Omer Guney est décédé, mais aucune poursuite n’a été intentée contre Ruhi Semen et Umit Semen qui étaient les planificateurs et les principaux auteurs de la tentative d’évasion. Ruhi Semen et Umit Semen bénéficient-ils d’une immunité ? La tentative d’évasion a-t-elle cessé d’être un crime en France ou en Allemagne ?

Les membres du MIT détenus par les Forces de défense du peuple (HPG), Erhan Pekcetin, et Aydin Gunel, chef du département des ressources humaines nationales et internationales du MIT, ont déclaré qu’Omer Guney était bien un membre du MIT et ont donné une information très importante qui change le cours du procès du triple assassinat : 

Après une rencontre d’Omer Guney avec les membres du MIT, son billet de retour depuis Ankara pour Paris a été acheté par le MIT. Ce billet a été acheté à l’agence de Turkish Airlines (THY) à Ankara dans le quartier Yeni Mahalle, dans la résidence Bati Lojmanlari. 

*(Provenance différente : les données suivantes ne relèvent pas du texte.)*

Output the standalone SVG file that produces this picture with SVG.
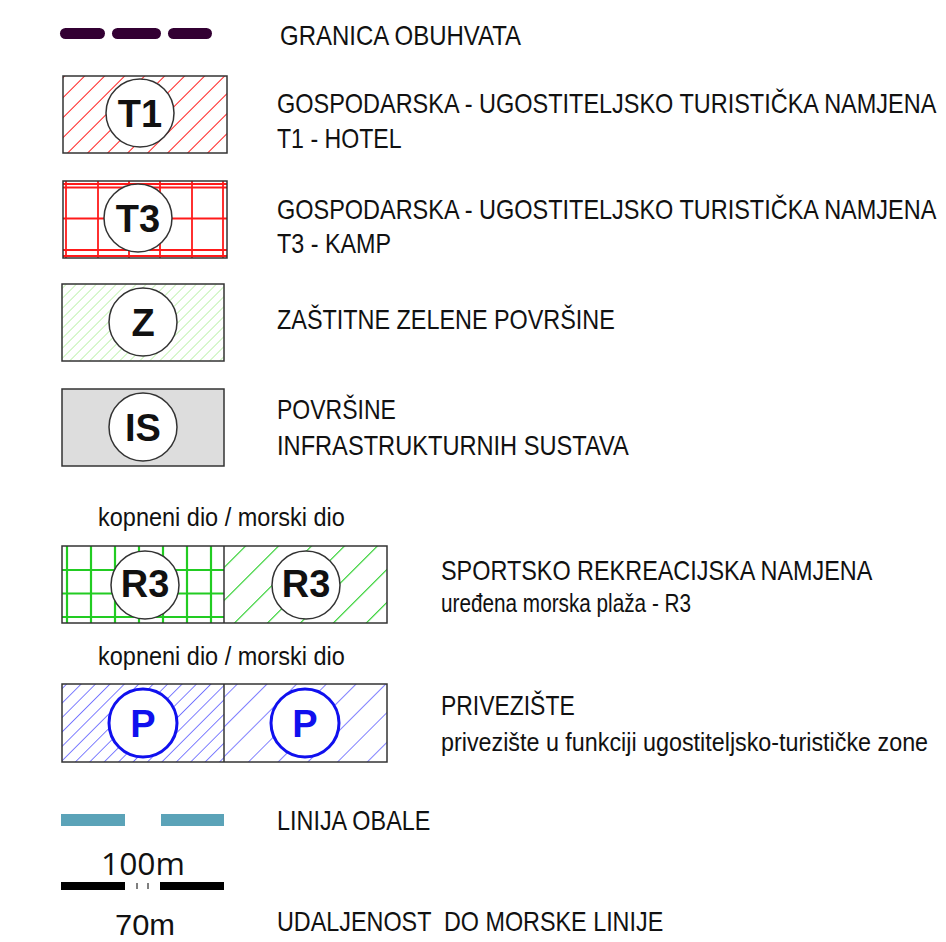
<svg xmlns="http://www.w3.org/2000/svg" width="946" height="942" viewBox="0 0 946 942">
<style>
.lbl{font-family:"Liberation Sans",Arial,sans-serif;font-size:28px;fill:#111;white-space:pre}
.sm{font-size:25px}
.code{font-family:"Liberation Sans",Arial,sans-serif;font-size:38px;font-weight:bold;fill:#111;text-anchor:middle}
.box{fill:none;stroke:#333;stroke-width:1.5}
.circ{fill:#fff;stroke:#333;stroke-width:1.5}
.num{font-family:"Open Sans","Liberation Sans",sans-serif;font-size:31px;fill:#111}
.num2{font-family:"Liberation Sans",Arial,sans-serif;font-size:30px;fill:#111}
</style>
<defs>
<pattern id="hT1" patternUnits="userSpaceOnUse" width="14.14" height="14.14" patternTransform="rotate(45)">
<line x1="0" y1="0" x2="0" y2="14.14" stroke="#ff1a1a" stroke-width="2"/>
</pattern>
<pattern id="hZ" patternUnits="userSpaceOnUse" width="7.07" height="7.07" patternTransform="rotate(45)">
<line x1="0" y1="0" x2="0" y2="7.07" stroke="#a6ec8e" stroke-width="1.3"/>
</pattern>
<pattern id="hR3" patternUnits="userSpaceOnUse" width="23.3" height="23.3" patternTransform="rotate(45)">
<line x1="0" y1="0" x2="0" y2="23.3" stroke="#22cc22" stroke-width="2.2"/>
</pattern>
<pattern id="hPL" patternUnits="userSpaceOnUse" width="10.2" height="10.2" patternTransform="rotate(45)">
<line x1="0" y1="0" x2="0" y2="10.2" stroke="#2a2aff" stroke-width="1.2"/>
</pattern>
<pattern id="hPR" patternUnits="userSpaceOnUse" width="21" height="21" patternTransform="rotate(45)">
<line x1="0" y1="0" x2="0" y2="21" stroke="#2a2aff" stroke-width="1.2"/>
</pattern>
</defs>

<g id="granica">
<g fill="#330033">
<rect x="60" y="28" width="45" height="11" rx="5.5"/>
<rect x="112" y="28" width="49" height="11" rx="5.5"/>
<rect x="168" y="28" width="44" height="11" rx="5.5"/>
</g>
<text class="lbl" transform="translate(280,44.5) scale(0.82,1)" textLength="294" lengthAdjust="spacingAndGlyphs">GRANICA OBUHVATA</text>
</g>

<g id="t1">
<rect x="63" y="76" width="164" height="77" fill="url(#hT1)"/>
<rect class="box" x="63" y="76" width="164" height="77"/>
<circle class="circ" cx="140" cy="113" r="34"/>
<text class="code" x="140" y="126.5">T1</text>
<text class="lbl" transform="translate(277,112.5) scale(0.82,1)" textLength="804" lengthAdjust="spacingAndGlyphs">GOSPODARSKA - UGOSTITELJSKO TURISTIČKA NAMJENA</text>
<text class="lbl" transform="translate(277,148) scale(0.82,1)" textLength="152" lengthAdjust="spacingAndGlyphs">T1 - HOTEL</text>
</g>

<g id="t3">
<g stroke="#ff1a1a" stroke-width="1.8">
<line x1="66" y1="181" x2="66" y2="258"/>
<line x1="98" y1="181" x2="98" y2="258"/>
<line x1="129" y1="181" x2="129" y2="258"/>
<line x1="160" y1="181" x2="160" y2="258"/>
<line x1="192" y1="181" x2="192" y2="258"/>
<line x1="223" y1="181" x2="223" y2="258"/>
<line x1="63" y1="184" x2="227" y2="184"/>
<line x1="63" y1="187.5" x2="227" y2="187.5"/>
<line x1="63" y1="218.5" x2="227" y2="218.5"/>
<line x1="63" y1="250" x2="227" y2="250"/>
<line x1="63" y1="256" x2="227" y2="256"/>
</g>
<rect class="box" x="63" y="181" width="164" height="77"/>
<circle class="circ" cx="138" cy="218" r="34"/>
<text class="code" x="138" y="231.5">T3</text>
<text class="lbl" transform="translate(277,218.5) scale(0.82,1)" textLength="804" lengthAdjust="spacingAndGlyphs">GOSPODARSKA - UGOSTITELJSKO TURISTIČKA NAMJENA</text>
<text class="lbl" transform="translate(277,253) scale(0.82,1)" textLength="139" lengthAdjust="spacingAndGlyphs">T3 - KAMP</text>
</g>

<g id="z">
<rect x="62" y="284" width="162" height="77" fill="url(#hZ)"/>
<rect class="box" x="62" y="284" width="162" height="77"/>
<circle class="circ" cx="143" cy="322" r="34"/>
<text class="code" x="143" y="335.5">Z</text>
<text class="lbl" transform="translate(277,329) scale(0.82,1)" textLength="412" lengthAdjust="spacingAndGlyphs">ZAŠTITNE ZELENE POVRŠINE</text>
</g>

<g id="is">
<rect x="62" y="389" width="162" height="77" fill="#dddddd" stroke="#333" stroke-width="1.5"/>
<circle class="circ" cx="143" cy="427" r="34"/>
<text class="code" x="143" y="440.5">IS</text>
<text class="lbl" transform="translate(277,419) scale(0.82,1)" textLength="145" lengthAdjust="spacingAndGlyphs">POVRŠINE</text>
<text class="lbl" transform="translate(277,455) scale(0.82,1)" textLength="429" lengthAdjust="spacingAndGlyphs">INFRASTRUKTURNIH SUSTAVA</text>
</g>

<g id="r3">
<text class="lbl sm" transform="translate(98,526) scale(0.82,1)" textLength="301" lengthAdjust="spacingAndGlyphs">kopneni dio / morski dio</text>
<g stroke="#22cc22" stroke-width="2.2">
<line x1="67" y1="546" x2="67" y2="623"/>
<line x1="91" y1="546" x2="91" y2="623"/>
<line x1="115" y1="546" x2="115" y2="623"/>
<line x1="139" y1="546" x2="139" y2="623"/>
<line x1="163" y1="546" x2="163" y2="623"/>
<line x1="187" y1="546" x2="187" y2="623"/>
<line x1="211" y1="546" x2="211" y2="623"/>
<line x1="62" y1="570" x2="224" y2="570"/>
<line x1="62" y1="593.5" x2="224" y2="593.5"/>
<line x1="62" y1="617" x2="224" y2="617"/>
</g>
<rect x="224" y="546" width="163" height="77" fill="url(#hR3)"/>
<rect class="box" x="62" y="546" width="325" height="77"/>
<line x1="224" y1="546" x2="224" y2="623" stroke="#333" stroke-width="1.5"/>
<circle class="circ" cx="145" cy="585" r="34"/>
<text class="code" x="145" y="597">R3</text>
<circle class="circ" cx="306" cy="585" r="34"/>
<text class="code" x="306" y="597">R3</text>
<text class="lbl" transform="translate(441,580) scale(0.82,1)" textLength="526" lengthAdjust="spacingAndGlyphs">SPORTSKO REKREACIJSKA NAMJENA</text>
<text class="lbl sm" transform="translate(441,612) scale(0.82,1)" textLength="305" lengthAdjust="spacingAndGlyphs">uređena morska plaža - R3</text>
</g>

<g id="p">
<text class="lbl sm" transform="translate(98,665) scale(0.82,1)" textLength="301" lengthAdjust="spacingAndGlyphs">kopneni dio / morski dio</text>
<rect x="62" y="684" width="162" height="78" fill="url(#hPL)"/>
<rect x="224" y="684" width="163" height="78" fill="url(#hPR)"/>
<rect class="box" x="62" y="684" width="325" height="78"/>
<line x1="224" y1="684" x2="224" y2="762" stroke="#333" stroke-width="1.5"/>
<circle cx="143" cy="723" r="34" fill="#fff" stroke="#1010ee" stroke-width="3"/>
<text class="code" x="143" y="736.5" style="fill:#1010ee">P</text>
<circle cx="305" cy="723" r="34" fill="#fff" stroke="#1010ee" stroke-width="3"/>
<text class="code" x="305" y="736.5" style="fill:#1010ee">P</text>
<text class="lbl" transform="translate(441,715) scale(0.82,1)" textLength="163" lengthAdjust="spacingAndGlyphs">PRIVEZIŠTE</text>
<text class="lbl sm" transform="translate(441,751) scale(0.82,1)" textLength="594" lengthAdjust="spacingAndGlyphs">privezište u funkciji ugostiteljsko-turističke zone</text>
</g>

<g id="obala">
<rect x="61" y="814" width="64" height="12" fill="#5ba3b8"/>
<rect x="161" y="814" width="63" height="12" fill="#5ba3b8"/>
<text class="lbl" transform="translate(277,829.5) scale(0.82,1)" textLength="187" lengthAdjust="spacingAndGlyphs">LINIJA OBALE</text>
</g>

<g id="udaljenost">
<text class="num" x="101" y="875" textLength="84" lengthAdjust="spacingAndGlyphs">100m</text>
<rect x="61" y="882" width="64" height="8" fill="#000"/>
<rect x="160" y="882" width="64" height="8" fill="#000"/>
<line x1="137" y1="883" x2="137" y2="889" stroke="#000" stroke-width="1"/>
<line x1="148" y1="883" x2="148" y2="889" stroke="#000" stroke-width="1"/>
<text class="num2" x="115" y="935" textLength="60" lengthAdjust="spacingAndGlyphs">70m</text>
<text class="lbl" transform="translate(277,930.5) scale(0.82,1)" textLength="471" lengthAdjust="spacingAndGlyphs">UDALJENOST  DO MORSKE LINIJE</text>
</g>
</svg>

Erhan Pekcetin a déclaré que ce sont les fonctionnaires du MIT et leurs familles qui vivent dans les logements de cette résidence, qu’un accès depuis l’extérieur à celle-ci n’est pas possible, et que de fait, ladite agence THY n’est accessible que pour les transactions de billets des fonctionnaires du MIT. Pekcetin a déclaré que les renseignements français avaient eu connaissance de cet élément et que sur la base de celui-ci, ils ont demandé des informations à propos d’Omer Guney au MIT mais qu’aucune réponse n’avait été donné.

D’après les informations fournies par les agents du MIT arrêtés, l’une des deux personnes ayant planifiés les assassinats avec Omer Guney est Kaan Ayik, haut gradé du MIT et le second, Oguz Yuret, est directeur de la branche du département des opérations contre le PKK à l’étranger du MIT.

Après les assassinats, les deux chefs de départements ont été récompensés par Tayyip Erdogan qui les a mutés à des postes supérieurs.

En plein milieu de Paris, les victimes des meurtres ordonnés par le MIT, ont été sacrifiées pour sauvegarder les intérêts commerciaux et les relations politiques de la France avec la Turquie.